As regulatory pressure mounts and workforce shortages persist, Louisville, Ky.-based Baptist Health System is positioning pharmacy as a safeguard for medication access and a driver of system growth.
On an episode of the “Becker’s Pharmacy Leadership Podcast,” Nilesh Desai, chief pharmacy officer at Baptist Health, discussed how the eight-hospital system is navigating 340B uncertainty, Inflation Reduction Act changes and staffing constraints — while investing in technology and data infrastructure to prepare for the future.
Among the most pressing challenges he noted are evolving 340B requirements, shifting Medicaid dynamics and medication access — particularly as community pharmacies continue to close.
“Medication access continues to be one of the biggest challenges,” Mr. Desai said. “As a lot of these pharmacies are closing and are going to close depending on how the financial viability turns out, at the end of the day we still have to figure out a way to provide patients with access to medications.”

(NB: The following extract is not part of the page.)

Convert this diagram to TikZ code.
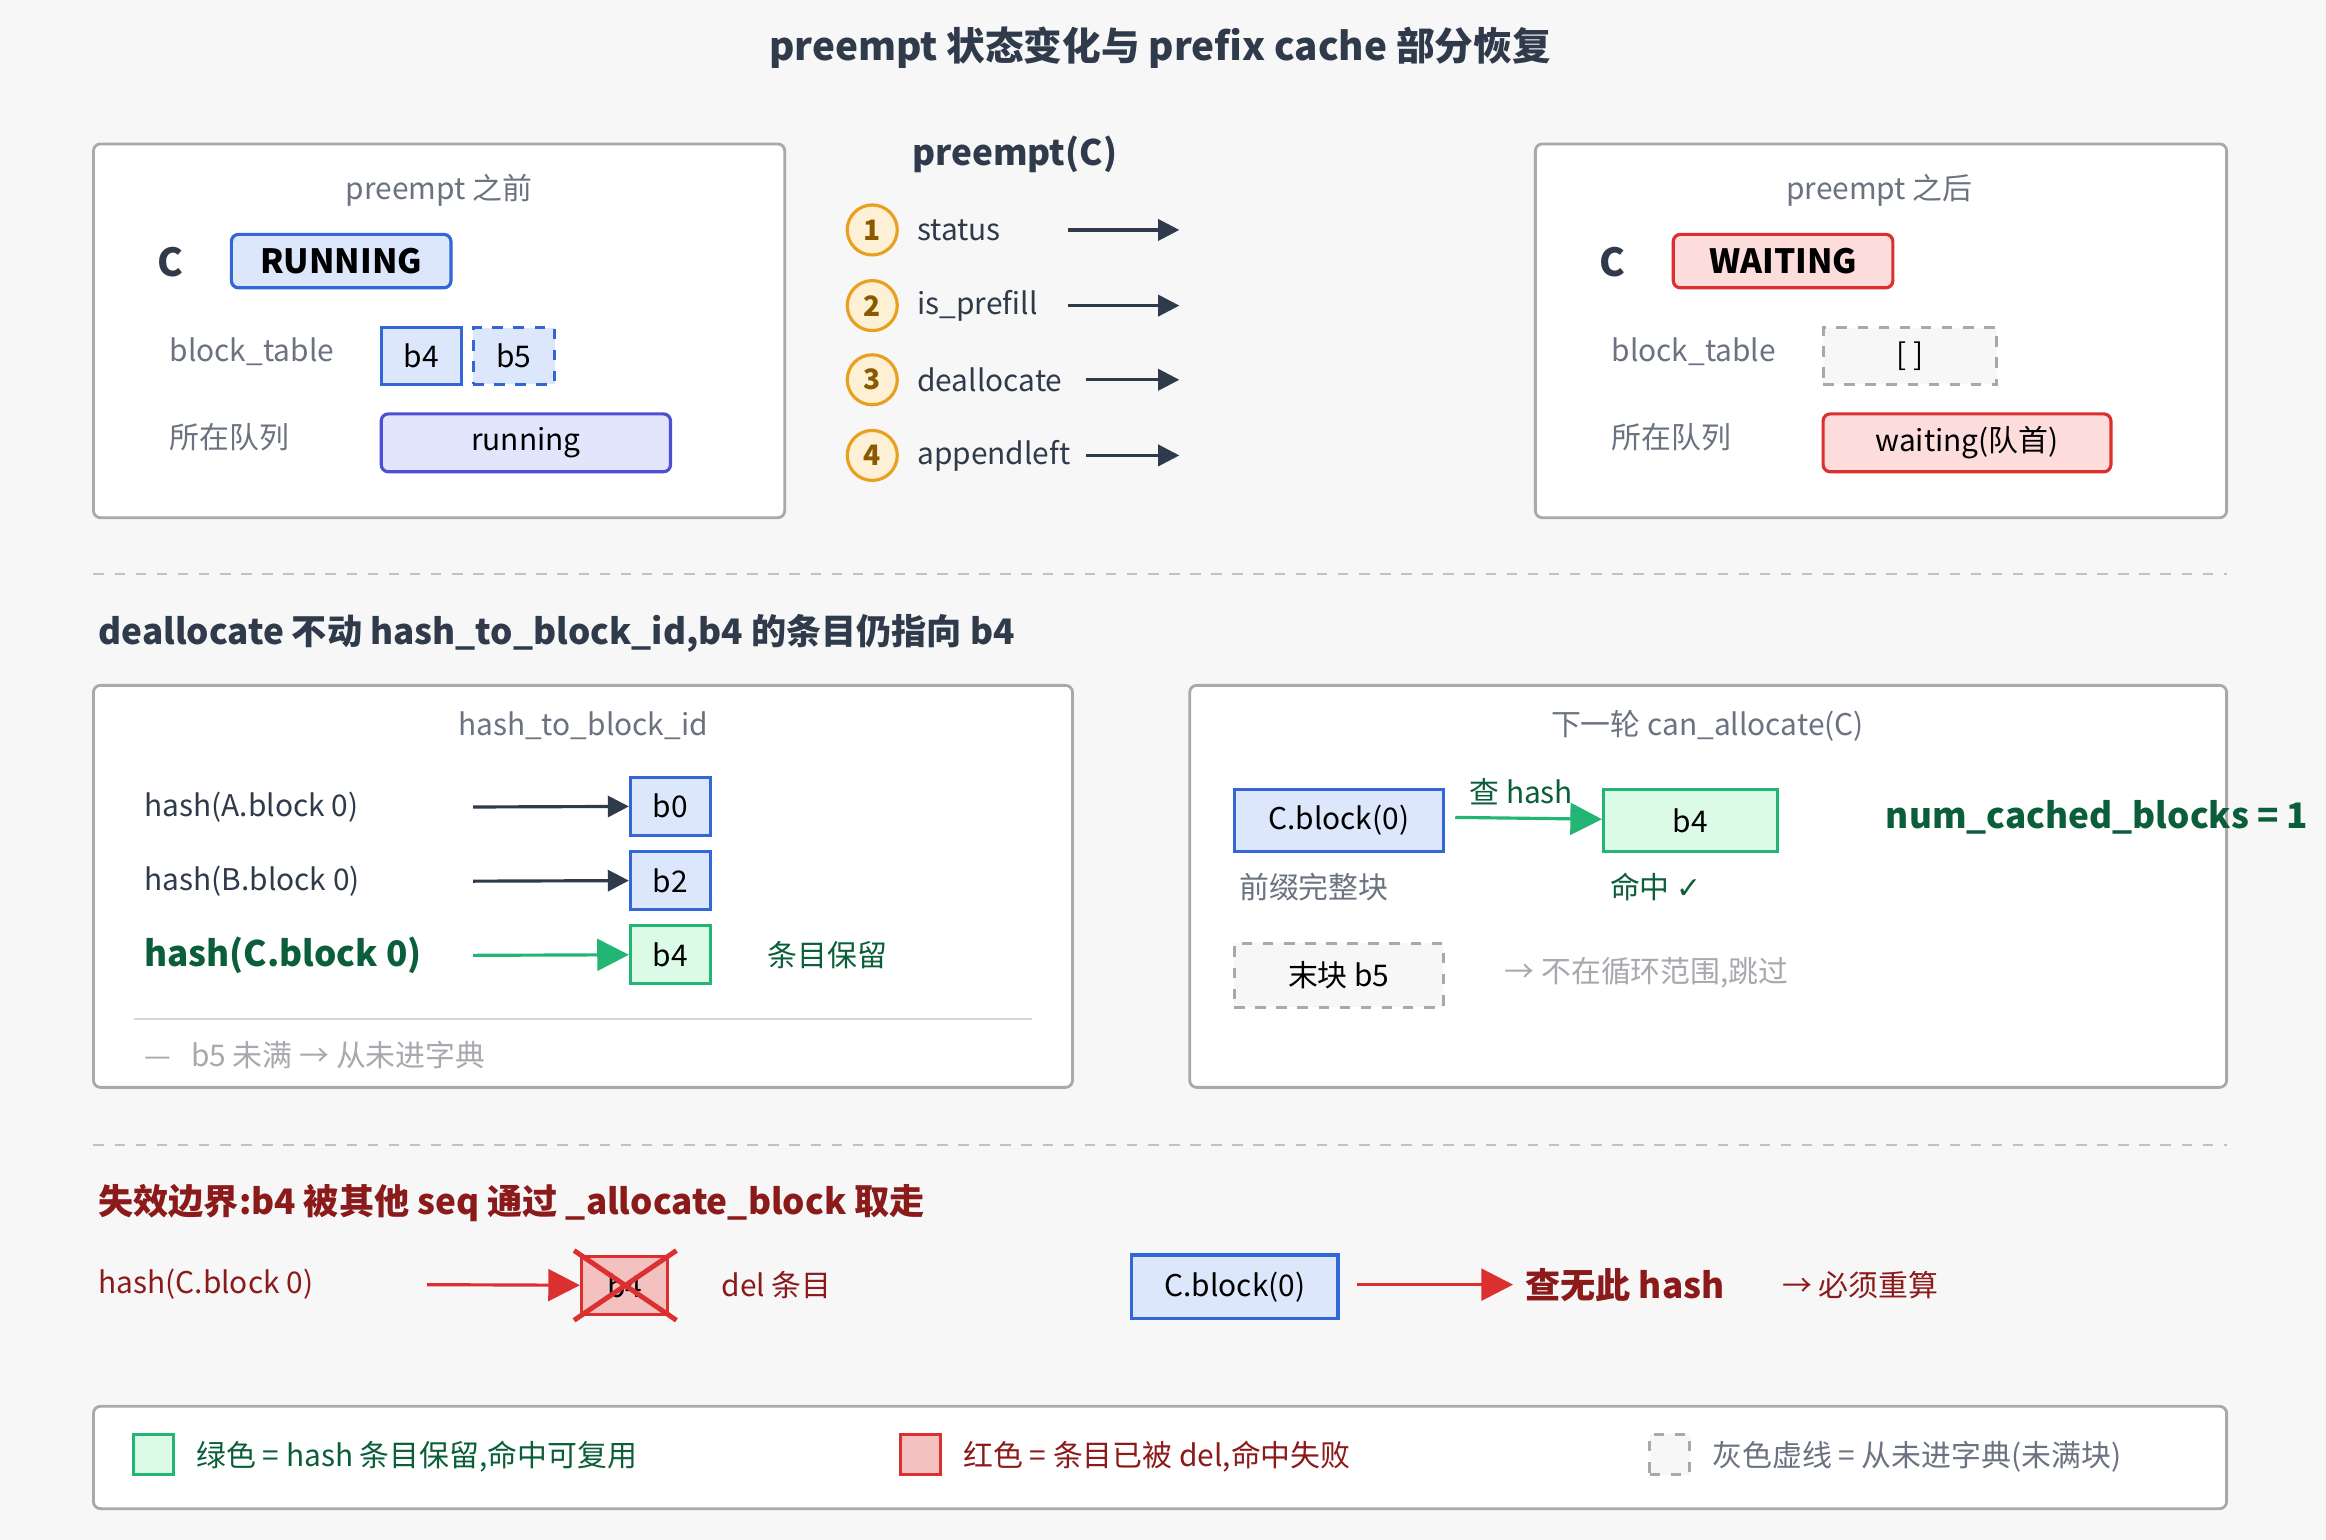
\documentclass[tikz,border=0pt]{standalone}
\usepackage{fontspec}
\setmainfont{Noto Sans CJK SC}
\newfontfamily\dejavu{DejaVu Sans}
\usetikzlibrary{fit,arrows.meta}
\definecolor{bgc}{HTML}{F7F7F8}
\definecolor{frame}{HTML}{A8A8AE}
\definecolor{ink}{HTML}{2F3A4A}
\definecolor{muted}{HTML}{6B7280}
\definecolor{bluef}{HTML}{DCE7FB}
\definecolor{blued}{HTML}{3366D6}
\definecolor{bluet}{HTML}{1E3A8A}
\definecolor{redf}{HTML}{FDDCDC}
\definecolor{redd}{HTML}{DC2F2F}
\definecolor{redt}{HTML}{8B1A1A}
\definecolor{grnf}{HTML}{DCFBE7}
\definecolor{grnd}{HTML}{22B573}
\definecolor{grnt}{HTML}{0B5E3A}
\definecolor{purf}{HTML}{E2E6FC}
\definecolor{purd}{HTML}{4F4FD6}
\definecolor{orgf}{HTML}{FDF0D5}
\definecolor{orgd}{HTML}{E8A020}
\definecolor{orgt}{HTML}{8A5A00}
\begin{document}
\begin{tikzpicture}[x=0.014834cm, y=-0.014834cm, font=\fontsize{8.5}{10}\selectfont,
    panel/.style={draw=frame, fill=white, rounded corners=2pt, line width=0.8pt},
    box/.style={inner sep=0pt, line width=0.9pt},
    bluebox/.style={box, draw=blued, fill=bluef, every label/.style={text=bluet}},
    redbox/.style={box, draw=redd, fill=redf, every label/.style={text=redt}},
    grnbox/.style={box, draw=grnd, fill=grnf, every label/.style={text=grnt, font=\bfseries}},
    graybox/.style={box, draw=frame, dashed, fill=bgc, every label/.style={text=muted}},
    stepnum/.style={circle, draw=orgd, fill=orgf, text=orgt, line width=0.9pt, minimum size=0.5cm, inner sep=0pt, font=\fontsize{8}{9}\selectfont\bfseries},
    lbl/.style={anchor=west, text=ink},
    arr/.style={-{Triangle[length=6pt,width=6pt]}, line width=0.9pt, draw=ink},
    sep/.style={draw=frame!70, dashed, line width=0.6pt}]
  \fill[bgc] (0,0) rectangle (1568,1038);

  \node[font=\fontsize{11}{13}\selectfont\bfseries, text=ink] (title) at (782,32) {preempt 状态变化与 prefix cache 部分恢复};

  % before preempt
  \draw[panel] (63,97) rectangle (529,349);
  \node[text=muted] (pre) at (296,128) {preempt 之前};
  \node[font=\fontsize{11}{13}\selectfont\bfseries, text=ink] (cb) at (115,177) {C};
  \node[bluebox, rounded corners=2pt, fit={(156,158)(304,194)}, label={[font=\fontsize{9.5}{11}\selectfont\bfseries]center:RUNNING}] (run) {};
  \node[lbl, text=muted] (btb) at (106,237) {block\_table};
  \node[bluebox, fit={(257,221)(311,259)}, label=center:b4] (b4a) {};
  \node[bluebox, dashed, fit={(319,221)(374,259)}, label=center:b5] (b5a) {};
  \node[lbl, text=muted] (qb) at (106,295) {所在队列};
  \node[bluebox, draw=purd, fill=purf, rounded corners=2pt, fit={(257,279)(452,318)}, label=center:running] (runq) {};

  % preempt steps
  \node[font=\bfseries, text=ink] (pc) at (684,104) {preempt(C)};
  \foreach \i/\y/\t/\xs in {1/155/status/720, 2/206/is\_prefill/720, 3/256/deallocate/732, 4/307/appendleft/732} {
    \node[stepnum] (s\i) at (588,\y) {\i};
    \node[lbl] (t\i) at (610,\y) {\t};
    \coordinate (f\i) at (\xs,\y);
    \coordinate (e\i) at (795,\y);
    \draw[arr] (f\i) -- (e\i);
  }

  % after preempt
  \draw[panel] (1035,97) rectangle (1501,349);
  \node[text=muted] (post) at (1267,128) {preempt 之后};
  \node[font=\fontsize{11}{13}\selectfont\bfseries, text=ink] (ca) at (1087,177) {C};
  \node[redbox, rounded corners=2pt, fit={(1128,158)(1276,194)}, label={[font=\fontsize{9.5}{11}\selectfont\bfseries]center:WAITING}] (wait) {};
  \node[lbl, text=muted] (bta) at (1078,237) {block\_table};
  \node[graybox, fit={(1229,221)(1346,259)}, label=center:{[ ]}] (empty) {};
  \node[lbl, text=muted] (qa) at (1078,295) {所在队列};
  \node[redbox, rounded corners=2pt, fit={(1229,279)(1423,318)}, label=center:waiting(队首)] (waitq) {};

  \draw[sep] (63,387) -- (1501,387);
  \node[anchor=west, font=\bfseries, text=ink] (h1) at (58,427) {deallocate 不动 hash\_to\_block\_id,b4 的条目仍指向 b4};

  % hash_to_block_id
  \draw[panel] (63,462) rectangle (723,733);
  \node[text=muted] (dict) at (393,489) {hash\_to\_block\_id};
  \node[lbl] (ha) at (89,544) {hash(A.block 0)};
  \node[bluebox, fit={(425,524)(479,563)}, label=center:b0] (b0) {};
  \node[lbl] (hb) at (89,594) {hash(B.block 0)};
  \node[bluebox, fit={(425,574)(479,613)}, label=center:b2] (b2) {};
  \node[lbl, text=grnt, font=\bfseries] (hc) at (89,644) {hash(C.block 0)};
  \node[grnbox, fit={(425,624)(479,663)}, label=center:b4] (b4k) {};
  \node[lbl, text=grnt] (keep) at (509,644) {条目保留};
  \coordinate (sa) at (319,544);
  \coordinate (sb) at (319,594);
  \coordinate (sc) at (319,644);
  \draw[arr] (sa) -- (b0);
  \draw[arr] (sb) -- (b2);
  \draw[arr, draw=grnd, -{Triangle[length=9pt,width=9pt]}] (sc) -- (b4k);
  \draw[draw=frame!45, line width=0.6pt] (90,687) -- (696,687);
  \node[lbl, text=frame] (note) at (89,711) {—~~ b5 未满 → 从未进字典};

  % next round
  \draw[panel] (802,462) rectangle (1501,733);
  \node[text=muted] (next) at (1151,489) {下一轮 can\_allocate(C)};
  \node[bluebox, fit={(832,532)(973,574)}, label=center:C.block(0)] (cblk) {};
  \node[grnbox, fit={(1081,532)(1198,574)}, label=center:b4] (b4h) {};
  \coordinate (sg) at (981,551);
  \draw[arr, draw=grnd, -{Triangle[length=9pt,width=9pt]}] (sg) -- node[above, text=grnt, pos=0.45] {查 hash} (b4h);
  \node[lbl, text=grnt, font=\bfseries] (ncb) at (1263,551) {num\_cached\_blocks = 1};
  \node[lbl, text=muted] (full) at (827,598) {前缀完整块};
  \node[lbl, text=grnt] (hit) at (1077,598) {命中 {\dejavu ✓}};
  \node[graybox, fit={(832,636)(973,679)}, label=center:末块 b5] (tail) {};
  \node[lbl, text=frame] (skip) at (1006,656) {→ 不在循环范围,跳过};

  \draw[sep] (63,772) -- (1501,772);
  \node[anchor=west, font=\bfseries, text=redt] (h2) at (58,811) {失效边界:b4 被其他 seq 通过 \_allocate\_block 取走};

  % invalidation
  \node[lbl, text=redt] (hcr) at (58,866) {hash(C.block 0)};
  \coordinate (sr) at (288,866);
  \node[redbox, fill=redd!30, fit={(392,847)(450,886)}, label=center:b4] (b4x) {};
  \draw[draw=redd, line width=1.4pt] (387,843) -- (456,890) (387,890) -- (456,843);
  \draw[arr, draw=redd, -{Triangle[length=9pt,width=9pt]}] (sr) -- (b4x);
  \node[lbl, text=redt] (del) at (478,866) {del 条目};
  \node[bluebox, fit={(763,846)(902,889)}, label=center:C.block(0)] (cblk2) {};
  \coordinate (sm) at (915,866);
  \node[lbl, text=redt, font=\bfseries] (miss) at (1020,866) {查无此 hash};
  \draw[arr, draw=redd, -{Triangle[length=9pt,width=9pt]}] (sm) -- (miss);
  \node[lbl, text=redt] (recomp) at (1193,866) {→ 必须重算};

  % legend
  \draw[panel] (63,948) rectangle (1501,1017);
  \node[grnbox, fit={(90,967)(117,994)}] (lg) {};
  \node[lbl, text=grnt] (lgt) at (124,982) {绿色 = hash 条目保留,命中可复用};
  \node[redbox, fill=redd!30, fit={(607,967)(634,994)}] (lr) {};
  \node[lbl, text=redt] (lrt) at (641,982) {红色 = 条目已被 del,命中失败};
  \node[graybox, fit={(1112,967)(1139,994)}] (lgy) {};
  \node[lbl, text=muted] (lgyt) at (1146,982) {灰色虚线 = 从未进字典(未满块)};
\end{tikzpicture}
\end{document}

To address those gaps, Baptist is exploring alternative models to ensure patients can access medications after emergency department visits or hospital discharges.
“We’re looking at other options where we can deploy kiosks or some type of technology,” he said. “So when they come to the ED and they need some medications, we can have those medications be available for them.”
At the same time, Mr. Desai said staffing shortages remain a major constraint, making automation and technology essential.
“One thing we don’t want to do is keep adding FTEs,” he said. “We’ve been dealing with pharmacy technician shortages for the last 15 years, and that hasn’t improved significantly. We’re also dangerously entering pharmacist shortages.”
Instead, Baptist is focused on using technology to meet growing compliance and reporting demands without expanding headcount.
“The goal is [to] leverage technology to continue to do what we need to do,” Mr. Desai said. “These requirements that are out there now — we’re exploring the right partnerships so that we can do things the right way.”
With multiple initiatives competing for attention, Mr. Desai said pharmacy leadership is constantly reassessing priorities.
“Anything that is patient safety or regulatory, those always are up there,” he said. “But even financial projects that affect the bottom line — anything that we can be efficient, anything that we can grow our services, these three always rise to the top.”
Looking to 2026, Baptist’s pharmacy team is preparing for deeper interoperability, expanded analytics and growing AI integration.
“We’re normalizing a lot of our data, building a lot of dashboards out and getting prepared for the AI,” Mr. Desai said. “I call it the AI invasion, but it’s more how do we leverage AI so that we can continually become more efficient.”
That preparation includes formal AI governance. Baptist has established systemwide AI committees, with pharmacy playing a central role in evaluating new tools.
“Anytime we want to bring an application that provides some type of AI functionality, we really go through the process of vetting it out,” Mr. Desai said. “What is the ROI? What are we trying to achieve by bringing this AI application in?”
He said measuring outcomes — whether tied to quality, employee satisfaction or financial performance — is critical before scaling AI use.
Beyond technology, Mr. Desai emphasized pharmacy’s expanding influence across specialty care, outpatient services and value-based models. Specialty pharmacy, antimicrobial stewardship and home infusion represent some of the fastest-growing areas of impact, he added.
“If you compare 10, 15 years ago to what it is today, it’s literally apples and oranges,” he said. “Pharmacy now is at the forefront.”